Tax reliefs to help farmers pass their farms to relatives and maintain a working farm within the family unit was discussed recently in the Oireachtas, just before the Summer recess.

Wicklow Fine Gael TD Deputy Simon Harris asked Simon Coveney TD, Minister for Agriculture, Food and the Marine, for an update on the current tax reliefs available to farmers.

In a written reply, the minister outlined the current tax reliefs available and also stressed he is liaising closely with the Minister of Finance regarding changes, if any, to these reliefs in the upcoming Budget 2014.

“Capital gains tax relief (CGT) is available to farmers over 55 years who dispose of certain qualifying assets. This relief, which is more commonly known as ‘retirement relief’, continues to be available having been in place for many years,” he outlined,” he said.

Among the criteria to apply is:

Firstly, the chargeable business asset of the individual which he/she has owned for at least 10 years up to the disposal date and which have been his/her chargeable business assets throughout the 10 years.

Secondly, land leased under the Scheme of Early Retirement from Farming, where for a period of not less than 10 years prior to the land being leased it was owned by the person claiming relief and was farmed by him throughout that period.
Thirdly, land that was let at any time in the 15 years before disposal but, prior to its first letting, was farmed for 10 years by the owner and the disposal is to a child.

There are two separate elements to this type of CGT relief, the minister noted in a written reply.
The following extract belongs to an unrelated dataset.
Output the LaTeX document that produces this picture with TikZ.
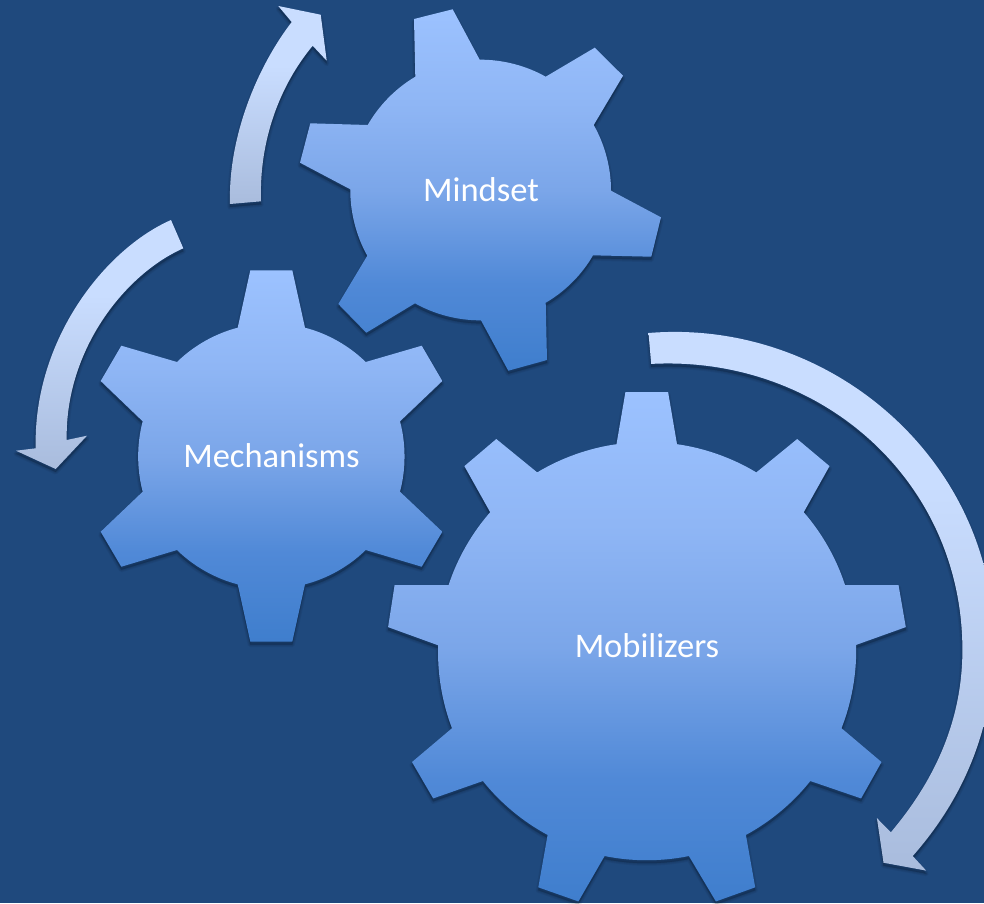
\documentclass[tikz,border=0pt]{standalone}
\usepackage{fontspec}
\setmainfont{Carlito}
\definecolor{bgblue}{HTML}{1F497D}
\definecolor{gTop}{HTML}{9CC2FF}
\definecolor{gUp}{HTML}{8FB6F5}
\definecolor{gMid}{HTML}{7BA6E9}
\definecolor{gLow}{HTML}{5089D7}
\definecolor{gBot}{HTML}{3F7ECD}
\definecolor{aTop}{HTML}{C9DDFF}
\definecolor{aBot}{HTML}{A9BCDD}
\pgfdeclareverticalshading{gearshade}{100bp}{color(0bp)=(gBot); color(25bp)=(gBot); color(37bp)=(gLow); color(50bp)=(gMid); color(62bp)=(gUp); color(75bp)=(gTop); color(100bp)=(gTop)}
\pgfdeclareverticalshading{arrowshade}{100bp}{color(0bp)=(aBot); color(25bp)=(aBot); color(60bp)=(aTop); color(75bp)=(aTop); color(100bp)=(aTop)}
\tikzset{
  gearbody/.style={shade, shading=gearshade},
  arrowbody/.style={shade, shading=arrowshade},
  rootA/.style={bend left=15, looseness=.85},
  rootB/.style={bend left=11.6, looseness=.85},
  gearlabel/.style={text=white, font=\fontsize{34.5}{40}\selectfont, inner sep=0pt},
}
\newcommand{\softshadow}[1]{%
  \foreach \w in {5,3,1}{%
    \path[shift={(0,3)}, draw=black, fill=black, opacity=.055, line width=\w pt, line join=round] #1;
  }%
}
\newcommand{\gearMindset}{(414,19) -- (452.7,9.3) -- (479.7,59.7) to[rootA] (545.7,76.7)
  -- (594.7,47.7) -- (623,75.7) -- (593.7,125) to[rootA] (611,190.7)
  -- (661,217.3) -- (651.3,256.7) -- (593,255.3) to[rootA] (545.7,302.7)
  -- (547,360) -- (508.3,370.7) -- (481,320.3) to[rootA] (415,303.3)
  -- (366.3,332.7) -- (338.3,304) -- (367.3,255.7) to[rootA] (350.3,189.3)
  -- (300,162.7) -- (310.3,123.3) -- (367.7,125) to[rootA] (415.3,76.7) -- cycle}
\newcommand{\gearMechanisms}{(250.3,270.3) -- (292.3,270.3) -- (305,327.7) to[rootA] (365.7,362)
  -- (421.7,345.7) -- (442.3,381) -- (400,421.3) to[rootA] (400,491.7)
  -- (442.3,531.7) -- (421.7,566.7) -- (365.7,550) to[rootA] (305,584.3)
  -- (292.3,641.7) -- (250.3,641.7) -- (237.7,584.3) to[rootA] (177,550)
  -- (121.3,566.7) -- (100.7,531.7) -- (142.7,491.7) to[rootA] (142.7,421.3)
  -- (100.7,381) -- (121.3,345.7) -- (177,362) to[rootA] (237.7,327.7) -- cycle}
\newcommand{\gearMobilizers}{(625.4,392.1) -- (668.1,392.1) -- (677,444.2) to[rootB] (756.3,472.4)
  -- (797.2,439) -- (829.5,466.1) -- (803.7,512.2) to[rootB] (845,585)
  -- (898.5,585) -- (905.8,627.1) -- (856.1,644.9) to[rootB] (841.5,728.2)
  -- (881.5,762) -- (861.1,798.4) -- (810.3,781) to[rootB] (745.9,834.9)
  -- (755.2,887.3) -- (715.9,901.4) -- (688.9,856) to[rootB] (604.6,856)
  -- (578.4,901.4) -- (538.3,887.3) -- (547.6,834.9) to[rootB] (482.9,781)
  -- (433.2,798.4) -- (412,762) -- (452,728.2) to[rootB] (438.2,645.3)
  -- (388.1,627.1) -- (394.6,585) -- (448.6,585) to[rootB] (490.2,512.2)
  -- (464.4,466.1) -- (496.3,439) -- (537.2,472.4) to[rootB] (616.5,444.2) -- cycle}
\newcommand{\arrowUp}{(230,204) .. controls (228,140) and (255,70) .. (291.7,22)
  -- (278.3,6) -- (320.7,14.7) -- (326.7,60.7) -- (312.7,45.7)
  .. controls (280,85) and (259,140) .. (261,201.3) -- cycle}
\newcommand{\arrowLeft}{(171,220) .. controls (105,249) and (33,340) .. (35.7,448.3)
  -- (16,450.7) -- (55.7,469) -- (87,435.7) -- (66.7,440)
  .. controls (65,350) and (125,274) .. (183.3,248.3) -- cycle}
\newcommand{\arrowRight}{(648.5,333) .. controls (830,318) and (994,460) .. (994,643)
  .. controls (994,730) and (962,800) .. (912.7,856)
  -- (926.2,870.6) -- (883.5,862.7) -- (876.9,818.1) -- (890.8,832.3)
  .. controls (935,780) and (962.4,720) .. (962.4,650)
  .. controls (962.4,480) and (820,355) .. (651.2,363.9) -- cycle}
\begin{document}
\begin{tikzpicture}[x=1pt,y=-1pt]
  \useasboundingbox (0,0) rectangle (984,903);
  \clip (0,0) rectangle (984,903);
  \fill[bgblue] (0,0) rectangle (984,903);
  \softshadow{\arrowUp}
  \softshadow{\arrowLeft}
  \softshadow{\arrowRight}
  \softshadow{\gearMindset}
  \softshadow{\gearMechanisms}
  \softshadow{\gearMobilizers}
  \path[arrowbody] \arrowUp;
  \path[arrowbody] \arrowLeft;
  \path[arrowbody] \arrowRight;
  \path[gearbody] \gearMindset;
  \path[gearbody] \gearMechanisms;
  \path[gearbody] \gearMobilizers;
  \node[gearlabel] (mindset) at (481,190) {Mindset};
  \node[gearlabel] (mechanisms) at (271.5,456) {Mechanisms};
  \node[gearlabel] (mobilizers) at (647,646) {Mobilizers};
\end{tikzpicture}
\end{document}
He outlined the elements currently available, which was as follows:

a) Disposal of a business or a farm to one’s child;

• Irrespective of the amount of consideration for the disposal, full relief may be claimed by a person on the disposal to his child. If the child disposes of the asset within six years clawback applies. To incentivise earlier lifetime transfer of holdings it was announced in Budget 2012 that, from January 2014, the amount of full relief in the case of transfers to children will be reduced from an unlimited amount to €3m for those aged over 66 years of age, but will be retained at the unlimited level for those aged 55-66 years. A two-year lead-in period for these changes was put in place to allow for an orderly transition.
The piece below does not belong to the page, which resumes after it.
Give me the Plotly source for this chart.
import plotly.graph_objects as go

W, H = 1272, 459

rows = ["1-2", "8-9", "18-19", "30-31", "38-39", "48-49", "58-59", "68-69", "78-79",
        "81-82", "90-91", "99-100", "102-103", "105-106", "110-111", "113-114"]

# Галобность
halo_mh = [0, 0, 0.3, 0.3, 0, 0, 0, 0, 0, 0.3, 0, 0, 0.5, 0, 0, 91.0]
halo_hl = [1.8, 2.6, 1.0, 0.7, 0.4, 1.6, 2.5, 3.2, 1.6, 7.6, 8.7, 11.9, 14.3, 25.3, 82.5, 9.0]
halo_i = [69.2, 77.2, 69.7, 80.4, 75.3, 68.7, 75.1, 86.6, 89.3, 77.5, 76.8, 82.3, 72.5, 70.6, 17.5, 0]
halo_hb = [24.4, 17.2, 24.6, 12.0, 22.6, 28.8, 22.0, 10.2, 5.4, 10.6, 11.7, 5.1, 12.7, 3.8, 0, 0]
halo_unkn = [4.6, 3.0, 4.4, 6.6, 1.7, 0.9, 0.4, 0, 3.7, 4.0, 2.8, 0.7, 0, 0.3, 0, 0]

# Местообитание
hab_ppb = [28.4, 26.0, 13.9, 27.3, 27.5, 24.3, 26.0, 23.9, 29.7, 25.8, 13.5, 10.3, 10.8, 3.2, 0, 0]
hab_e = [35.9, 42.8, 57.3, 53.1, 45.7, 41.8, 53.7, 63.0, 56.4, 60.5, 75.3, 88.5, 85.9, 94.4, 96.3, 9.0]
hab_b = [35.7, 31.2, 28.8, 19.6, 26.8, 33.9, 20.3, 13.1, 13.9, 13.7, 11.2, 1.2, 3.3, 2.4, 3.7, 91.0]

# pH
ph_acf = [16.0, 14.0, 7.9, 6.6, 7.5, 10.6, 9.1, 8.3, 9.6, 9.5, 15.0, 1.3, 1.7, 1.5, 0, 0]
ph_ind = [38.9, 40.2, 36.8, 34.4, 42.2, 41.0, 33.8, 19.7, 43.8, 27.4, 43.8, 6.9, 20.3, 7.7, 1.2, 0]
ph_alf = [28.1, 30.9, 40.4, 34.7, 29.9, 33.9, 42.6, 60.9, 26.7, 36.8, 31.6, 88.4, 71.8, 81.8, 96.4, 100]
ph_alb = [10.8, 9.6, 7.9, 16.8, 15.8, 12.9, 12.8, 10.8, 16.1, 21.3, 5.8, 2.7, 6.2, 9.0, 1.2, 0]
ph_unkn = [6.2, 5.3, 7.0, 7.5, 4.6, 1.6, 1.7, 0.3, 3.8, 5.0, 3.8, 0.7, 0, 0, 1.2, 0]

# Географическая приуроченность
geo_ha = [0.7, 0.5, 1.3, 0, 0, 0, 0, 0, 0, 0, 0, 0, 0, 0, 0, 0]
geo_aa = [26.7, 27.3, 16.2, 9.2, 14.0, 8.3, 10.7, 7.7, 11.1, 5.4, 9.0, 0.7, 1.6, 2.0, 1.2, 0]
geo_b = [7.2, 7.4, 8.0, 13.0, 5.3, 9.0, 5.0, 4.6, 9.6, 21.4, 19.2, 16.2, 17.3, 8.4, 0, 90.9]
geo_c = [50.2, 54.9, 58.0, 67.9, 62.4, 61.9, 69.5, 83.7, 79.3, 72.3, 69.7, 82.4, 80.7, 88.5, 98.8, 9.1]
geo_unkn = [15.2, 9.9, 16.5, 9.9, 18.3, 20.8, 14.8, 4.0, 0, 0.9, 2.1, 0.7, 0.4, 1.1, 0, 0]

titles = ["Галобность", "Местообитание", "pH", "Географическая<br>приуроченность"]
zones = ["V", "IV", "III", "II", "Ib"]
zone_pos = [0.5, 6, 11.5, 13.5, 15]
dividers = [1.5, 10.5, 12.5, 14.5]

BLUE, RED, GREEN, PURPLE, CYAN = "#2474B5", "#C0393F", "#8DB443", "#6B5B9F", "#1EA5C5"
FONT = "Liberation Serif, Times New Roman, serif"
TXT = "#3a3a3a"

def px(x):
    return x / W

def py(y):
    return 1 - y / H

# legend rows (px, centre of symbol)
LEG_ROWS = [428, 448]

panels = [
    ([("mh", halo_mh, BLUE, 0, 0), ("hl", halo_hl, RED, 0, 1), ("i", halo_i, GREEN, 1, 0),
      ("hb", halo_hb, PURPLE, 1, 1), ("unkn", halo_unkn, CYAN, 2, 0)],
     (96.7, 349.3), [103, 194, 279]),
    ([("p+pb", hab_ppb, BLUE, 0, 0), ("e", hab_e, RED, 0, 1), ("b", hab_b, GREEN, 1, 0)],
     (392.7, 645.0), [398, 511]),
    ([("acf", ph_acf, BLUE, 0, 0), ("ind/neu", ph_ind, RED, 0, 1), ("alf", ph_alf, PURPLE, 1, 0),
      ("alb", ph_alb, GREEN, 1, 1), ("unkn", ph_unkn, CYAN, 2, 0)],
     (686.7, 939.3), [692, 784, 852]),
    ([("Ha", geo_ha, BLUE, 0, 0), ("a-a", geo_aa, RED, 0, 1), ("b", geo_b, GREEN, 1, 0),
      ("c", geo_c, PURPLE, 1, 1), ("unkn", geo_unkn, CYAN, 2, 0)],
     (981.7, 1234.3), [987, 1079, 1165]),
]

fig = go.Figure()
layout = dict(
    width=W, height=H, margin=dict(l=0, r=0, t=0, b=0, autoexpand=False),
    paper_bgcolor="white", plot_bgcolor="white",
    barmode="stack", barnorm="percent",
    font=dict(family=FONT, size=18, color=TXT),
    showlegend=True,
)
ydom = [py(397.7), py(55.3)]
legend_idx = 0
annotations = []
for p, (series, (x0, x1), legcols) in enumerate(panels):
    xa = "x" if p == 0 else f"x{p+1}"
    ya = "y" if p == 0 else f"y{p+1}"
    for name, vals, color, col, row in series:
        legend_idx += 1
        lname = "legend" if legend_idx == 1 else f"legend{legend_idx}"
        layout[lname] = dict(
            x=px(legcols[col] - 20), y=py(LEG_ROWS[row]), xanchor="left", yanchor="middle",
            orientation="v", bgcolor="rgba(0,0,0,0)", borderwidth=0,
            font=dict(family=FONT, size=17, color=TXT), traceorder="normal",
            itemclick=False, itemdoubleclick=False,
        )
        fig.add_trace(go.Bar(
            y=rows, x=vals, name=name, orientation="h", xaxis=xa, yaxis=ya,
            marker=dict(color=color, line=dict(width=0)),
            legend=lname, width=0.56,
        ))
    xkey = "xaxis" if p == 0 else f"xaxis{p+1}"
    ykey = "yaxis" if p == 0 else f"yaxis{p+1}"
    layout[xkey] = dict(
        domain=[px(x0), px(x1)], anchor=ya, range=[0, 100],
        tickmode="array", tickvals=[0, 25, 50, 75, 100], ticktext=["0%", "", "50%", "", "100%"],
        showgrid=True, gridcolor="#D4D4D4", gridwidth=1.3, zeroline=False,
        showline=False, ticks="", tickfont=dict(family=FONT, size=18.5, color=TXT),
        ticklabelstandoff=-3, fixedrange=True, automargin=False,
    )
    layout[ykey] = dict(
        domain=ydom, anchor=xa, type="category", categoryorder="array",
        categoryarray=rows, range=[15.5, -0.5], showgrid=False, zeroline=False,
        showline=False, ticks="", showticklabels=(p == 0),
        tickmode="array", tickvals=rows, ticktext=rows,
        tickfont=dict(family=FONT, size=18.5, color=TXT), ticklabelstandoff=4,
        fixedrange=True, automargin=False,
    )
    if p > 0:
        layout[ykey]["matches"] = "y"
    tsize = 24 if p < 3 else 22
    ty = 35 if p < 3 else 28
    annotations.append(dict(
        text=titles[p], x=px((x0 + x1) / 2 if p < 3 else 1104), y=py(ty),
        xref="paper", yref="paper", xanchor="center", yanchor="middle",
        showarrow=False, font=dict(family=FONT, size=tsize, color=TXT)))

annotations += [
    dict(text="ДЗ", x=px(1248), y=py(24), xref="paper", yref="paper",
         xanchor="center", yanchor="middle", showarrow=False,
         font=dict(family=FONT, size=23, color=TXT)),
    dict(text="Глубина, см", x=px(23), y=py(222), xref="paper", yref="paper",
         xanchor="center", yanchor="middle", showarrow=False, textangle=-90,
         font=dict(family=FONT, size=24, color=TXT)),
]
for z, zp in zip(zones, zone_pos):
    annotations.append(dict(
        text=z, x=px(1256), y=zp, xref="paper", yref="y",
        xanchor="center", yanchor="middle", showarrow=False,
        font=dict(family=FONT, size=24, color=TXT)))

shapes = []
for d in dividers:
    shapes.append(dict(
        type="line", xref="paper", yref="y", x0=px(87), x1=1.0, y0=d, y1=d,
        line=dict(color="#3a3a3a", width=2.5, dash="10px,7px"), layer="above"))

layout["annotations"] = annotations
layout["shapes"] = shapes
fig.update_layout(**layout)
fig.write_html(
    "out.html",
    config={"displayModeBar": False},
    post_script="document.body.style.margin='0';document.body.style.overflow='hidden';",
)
b) Disposal of a business or farm to a person other than one’s child;

• Where the consideration is less that €750,000 there is full relief for those aged over 55 years. Where the consideration is over €750,000 marginal relief is available which reduces the CGT payable to an amount equal to half the excess over €750,000. Budget 2012 introduced from January 2014 onwards a lowering of the amount of full relief in these cases from €750,000 to €500,000 for those aged over 66 years of age. The level will be retained at the 750,000 level for those aged 55-66 years.

According to the minister, Budget 2012 introduced new lower stamp duty rates for land transfers with a 1 per cent rate now applicable to transfers to close relations until the end of 2014. The 1 per cent rate is half the rate applicable to non-family transfers.
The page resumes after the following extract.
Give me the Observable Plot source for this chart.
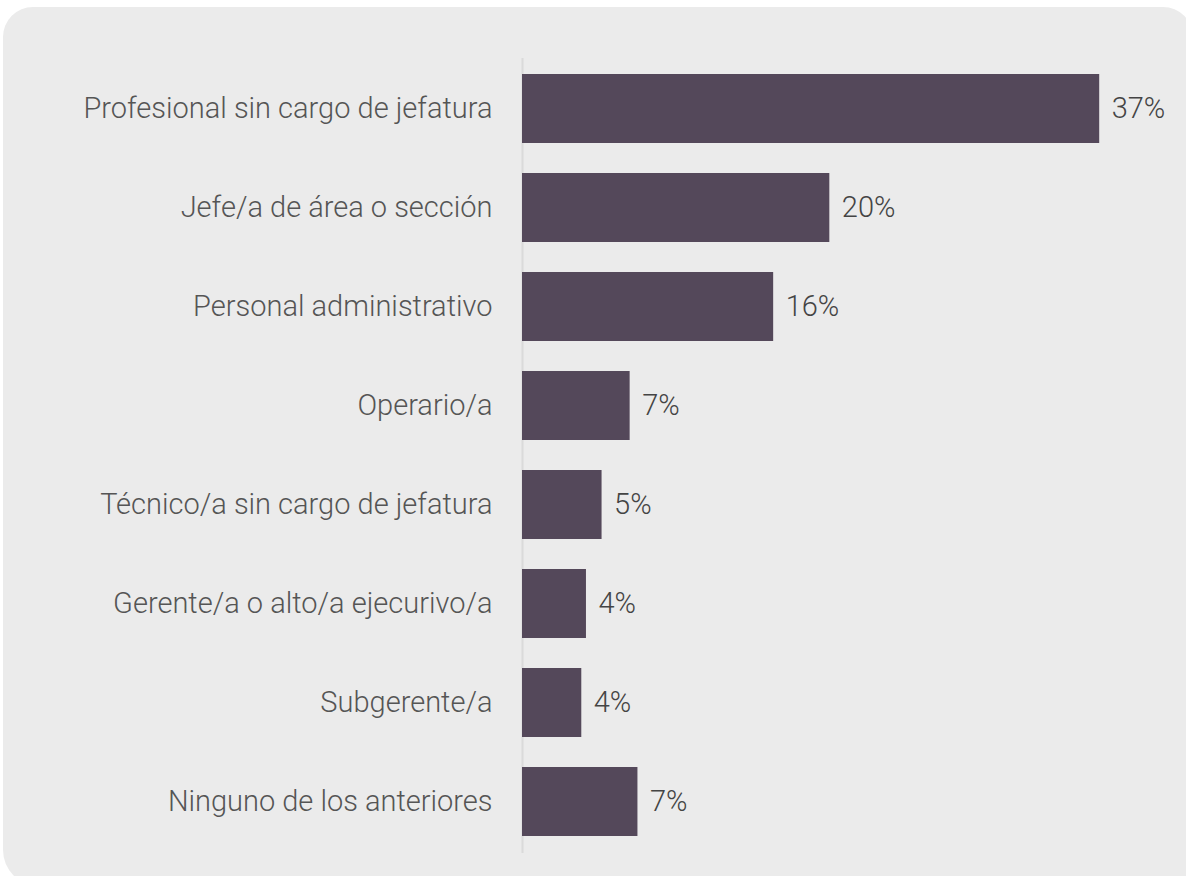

In addition Budget 2013 extended the longstanding 100 per cent relief on stamp duty for land transfers to certain young trained farmers for a further period of three years until end of 2015, he said.

“The range of tax measures applicable to the agricultural sector announced in recent Budgets reflect the Government’s commitment to supporting younger farmers through encouraging earlier inter-generational transfer of farm holdings and minimising the costs associated with transfer of farm holdings,” the Minister said. “These measures have created a positive environment for structural change to occur and will help facilitate meeting the ambitious expansion targets planned in the Food Harvest 2020 strategy.”